Attorno a lui la geografia del territorio sembra avvalorare le sue tesi. Qui ai tempi della Prima Intifada, la grande rivolta popolare scoppiata nel dicembre 1987, vivevano poche migliaia di coloni, i loro insediamenti erano piccoli avamposti isolati, circondati da uliveti e campi coltivati dai fellahim che seguivano tradizioni millenarie.

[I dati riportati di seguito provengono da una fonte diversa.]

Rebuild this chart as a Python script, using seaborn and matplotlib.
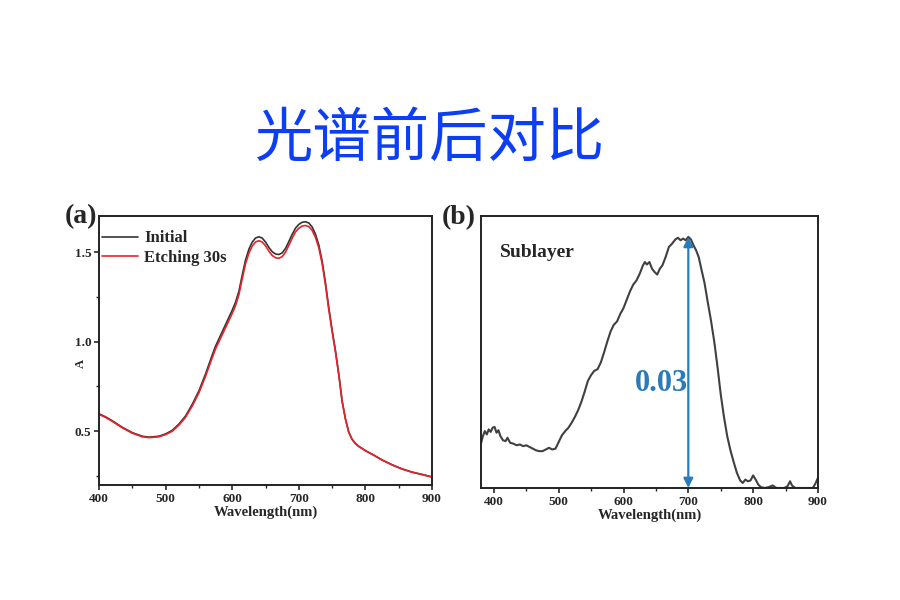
import numpy as np
import pandas as pd
import matplotlib
matplotlib.use("Agg")
import matplotlib.pyplot as plt
from matplotlib.ticker import MultipleLocator
import seaborn as sns

# ---------------- data ----------------
wl_a = [400, 410, 420, 435, 450, 465, 475, 490, 500, 510, 520, 530, 540, 550, 560,
        570, 575, 580, 590, 600, 605, 610, 615, 620, 625, 630, 635, 640, 645, 650,
        655, 660, 665, 670, 675, 680, 685, 690, 695, 700, 705, 710, 715, 720, 725,
        730, 735, 740, 745, 750, 755, 760, 765, 770, 775, 780, 785, 790, 800, 812,
        825, 840, 855, 870, 885, 900]
initial = [0.597, 0.580, 0.558, 0.522, 0.492, 0.472, 0.467, 0.472, 0.485, 0.505, 0.540, 0.585, 0.650, 0.725, 0.820,
           0.925, 0.975, 1.015, 1.095, 1.175, 1.220, 1.280, 1.370, 1.455, 1.515, 1.555, 1.578, 1.585, 1.578, 1.556,
           1.526, 1.502, 1.489, 1.486, 1.495, 1.520, 1.558, 1.598, 1.633, 1.654, 1.666, 1.669, 1.662, 1.640, 1.600,
           1.540, 1.450, 1.330, 1.190, 1.065, 0.950, 0.820, 0.670, 0.570, 0.495, 0.455, 0.432, 0.416, 0.392, 0.368,
           0.340, 0.313, 0.290, 0.272, 0.259, 0.245]
etching = [0.594, 0.577, 0.555, 0.519, 0.489, 0.469, 0.464, 0.469, 0.481, 0.500, 0.534, 0.578, 0.641, 0.714, 0.807,
           0.910, 0.960, 0.999, 1.078, 1.157, 1.201, 1.261, 1.350, 1.434, 1.493, 1.533, 1.556, 1.563, 1.556, 1.535,
           1.505, 1.481, 1.468, 1.465, 1.474, 1.499, 1.537, 1.577, 1.612, 1.633, 1.645, 1.648, 1.642, 1.621, 1.582,
           1.524, 1.436, 1.318, 1.180, 1.057, 0.944, 0.816, 0.667, 0.568, 0.494, 0.454, 0.431, 0.415, 0.391, 0.367,
           0.339, 0.312, 0.289, 0.271, 0.258, 0.244]

wl_b = [380, 383, 386, 389, 392, 395, 398, 401, 404, 407, 410, 414, 418, 421, 425,
        430, 435, 440, 445, 450, 455, 460, 465, 470, 475, 480, 485, 490, 495, 500,
        505, 510, 515, 520, 525, 530, 535, 540, 545, 550, 555, 560, 565, 570, 575,
        580, 585, 590, 595, 600, 605, 610, 615, 620, 625, 630, 633, 636, 640, 644,
        648, 652, 656, 660, 665, 670, 675, 680, 684, 688, 692, 696, 700, 704, 708,
        712, 716, 720, 725, 730, 735, 740, 745, 750, 755, 760, 765, 770, 775, 780,
        784, 788, 792, 796, 800, 804, 808, 812, 818, 824, 830, 836, 842, 848, 853,
        857, 860, 865, 870, 878, 886, 892, 896, 900]
sublayer = [0.0053, 0.0062, 0.0068, 0.0064, 0.0070, 0.0067, 0.0072, 0.0073, 0.0066, 0.0069, 0.0062, 0.0057, 0.0056, 0.0060, 0.0054,
            0.0053, 0.0051, 0.0052, 0.0050, 0.0051, 0.0049, 0.0047, 0.0045, 0.0044, 0.0044, 0.0046, 0.0048, 0.0046, 0.0047, 0.0055,
            0.0063, 0.0068, 0.0072, 0.0078, 0.0085, 0.0093, 0.0103, 0.0115, 0.0128, 0.0135, 0.0140, 0.0142, 0.0150, 0.0162, 0.0175,
            0.0187, 0.0195, 0.0199, 0.0208, 0.0215, 0.0225, 0.0235, 0.0243, 0.0248, 0.0256, 0.0266, 0.0270, 0.0267, 0.0270, 0.0262,
            0.0258, 0.0255, 0.0262, 0.0266, 0.0276, 0.0288, 0.0292, 0.0297, 0.0299, 0.0296, 0.0298, 0.0296, 0.0300, 0.0297, 0.0290,
            0.0284, 0.0276, 0.0262, 0.0245, 0.0222, 0.0200, 0.0175, 0.0145, 0.0112, 0.0085, 0.0062, 0.0045, 0.0031, 0.0018, 0.0009,
            0.0006, 0.0010, 0.0008, 0.0009, 0.0015, 0.0010, 0.0004, 0.0001, 0.0000, 0.0001, 0.0003, 0.0000, 0.0000, 0.0000, 0.0002,
            0.0008, 0.0003, 0.0000, 0.0000, 0.0000, 0.0000, 0.0000, 0.0005, 0.0012]

# ---------------- style ----------------
sns.set_theme(style="ticks")
plt.rcParams['font.family'] = ['Liberation Serif', 'DejaVu Serif']
plt.rcParams['font.weight'] = 'bold'

fig = plt.figure(figsize=(9, 6), dpi=100)
fig.patch.set_facecolor('white')

fig.text(0.478, 0.768, "光谱前后对比", fontsize=42, color='#0B3EF5', fontweight='normal',
         family=['Noto Sans CJK SC', 'DejaVu Sans'], ha='center', va='center')

ax1 = fig.add_axes([0.110, 0.1917, 0.370, 0.448])
ax2 = fig.add_axes([0.5344, 0.1867, 0.3744, 0.4533])

df_a = pd.DataFrame({
    "wl": wl_a * 2,
    "A": initial + etching,
    "series": ["Initial"] * len(wl_a) + ["Etching 30s"] * len(wl_a),
})
sns.lineplot(data=df_a, x="wl", y="A", hue="series",
             palette={"Initial": "#333333", "Etching 30s": "#E8222A"},
             ax=ax1, linewidth=1.2, legend=True)
ax1.set_xlim(400, 900)
ax1.set_ylim(0.2, 1.7)
ax1.xaxis.set_major_locator(MultipleLocator(100))
ax1.xaxis.set_minor_locator(MultipleLocator(50))
ax1.yaxis.set_major_locator(MultipleLocator(0.5))
ax1.yaxis.set_minor_locator(MultipleLocator(0.25))
ax1.set_xlabel("Wavelength(nm)", fontsize=10.5, fontweight='bold', labelpad=0.5)
ax1.set_ylabel("A", fontsize=9, fontweight='bold')
ax1.yaxis.set_label_coords(-0.037, 0.453)
leg = ax1.legend(loc='upper left', frameon=False, fontsize=12, handlelength=2.15,
                 bbox_to_anchor=(-0.01, 0.972), borderaxespad=0.0, labelspacing=0.2,
                 handletextpad=0.35)
for t in leg.get_texts():
    t.set_fontweight('bold')
ax1.text(-0.054, 1.0, "(a)", transform=ax1.transAxes, fontsize=20, fontweight='bold',
         ha='center', va='center')

df_b = pd.DataFrame({"wl": wl_b, "abs": sublayer})
sns.lineplot(data=df_b, x="wl", y="abs", ax=ax2, color="#404040", linewidth=1.5)
ax2.set_xlim(380, 900)
ax2.set_ylim(0, 0.0325)
ax2.xaxis.set_major_locator(MultipleLocator(100))
ax2.xaxis.set_minor_locator(MultipleLocator(50))
ax2.set_yticks([])
ax2.set_xlabel("Wavelength(nm)", fontsize=10.5, fontweight='bold', labelpad=0.5)
ax2.set_ylabel("")
ax2.annotate("", xy=(700, 0.0300), xytext=(700, 0.0),
             arrowprops=dict(arrowstyle='<|-|>', color='#2B7BBA', lw=1.6,
                             mutation_scale=14, shrinkA=0, shrinkB=0))
ax2.text(699, 0.0125, "0.03", color='#2B7BBA', fontsize=22, fontweight='bold',
         ha='right', va='center')
ax2.text(0.055, 0.865, "Sublayer", transform=ax2.transAxes, fontsize=14,
         fontweight='bold', ha='left', va='center')
ax2.text(-0.065, 0.993, "(b)", transform=ax2.transAxes, fontsize=20, fontweight='bold',
         ha='center', va='center')

for ax in (ax1, ax2):
    for s in ax.spines.values():
        s.set_visible(True)
        s.set_color('#222222')
        s.set_linewidth(1.4)
    ax.tick_params(axis='both', which='major', direction='out', length=3.5, width=1.2,
                   labelsize=9.5, pad=2)
    ax.tick_params(axis='both', which='minor', direction='out', length=2, width=1.0)
    for lab in ax.get_xticklabels() + ax.get_yticklabels():
        lab.set_fontweight('bold')
ax2.tick_params(axis='y', which='both', left=False)

fig.savefig("out.png", dpi=100, facecolor='white')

Ma oggi i coloni in Cisgiordania sono oltre mezzo milione, cui si aggiungono i quasi 250.000 nei quartieri di Gerusalemme est, a loro volta parte dei territori abbandonati dall’esercito giordano nel 1967. La nuova autostrada numero 60 voluta dai governi di Netanyahu sconvolge l’accesso alle zone arabe, distrugge la vecchia economia agricola, unisce le colonie ebraiche e invece marginalizza e segmenta le proprietà palestinesi. All’entrata di Gush Etzion il parco giochi racconta la storia della colonizzazione ebraica: l’epopea delle prime terre acquistate negli anni Venti del Novecento, poi la guerra dei convogli per portare i rifornimenti vitali e il loro abbandono nel 1948 ed infine il ritorno diciannove anni dopo.
Nel parcheggio del supermercato locale padre e figlio, Ariel che ha cinquant’anni e Itzhak di 22, stanno caricando la loro auto di rotoli di filo spinato che intendono stendere di fronte alla loro villetta nella vicina colonia di Efrata. Come vedete il futuro con i tre milioni di palestinesi della Cisgiordania? Risponde Ariel: «A casa abbiamo un vecchio cane lupo. È con noi da quasi vent’anni. Era sempre stato affettuoso con i miei bambini, il più piccolo ha 8 anni. Ma l’altro giorno lo ha morsicato. Il medico ci ha detto che potrebbe avere la rabbia, dovremmo disfarcene. Ma che fare? Sopprimerlo, abbandonarlo nel deserto, oppure darlo a un canile lontano da casa? È lo stesso dilemma che abbiamo con i palestinesi. Dobbiamo decidere in fretta».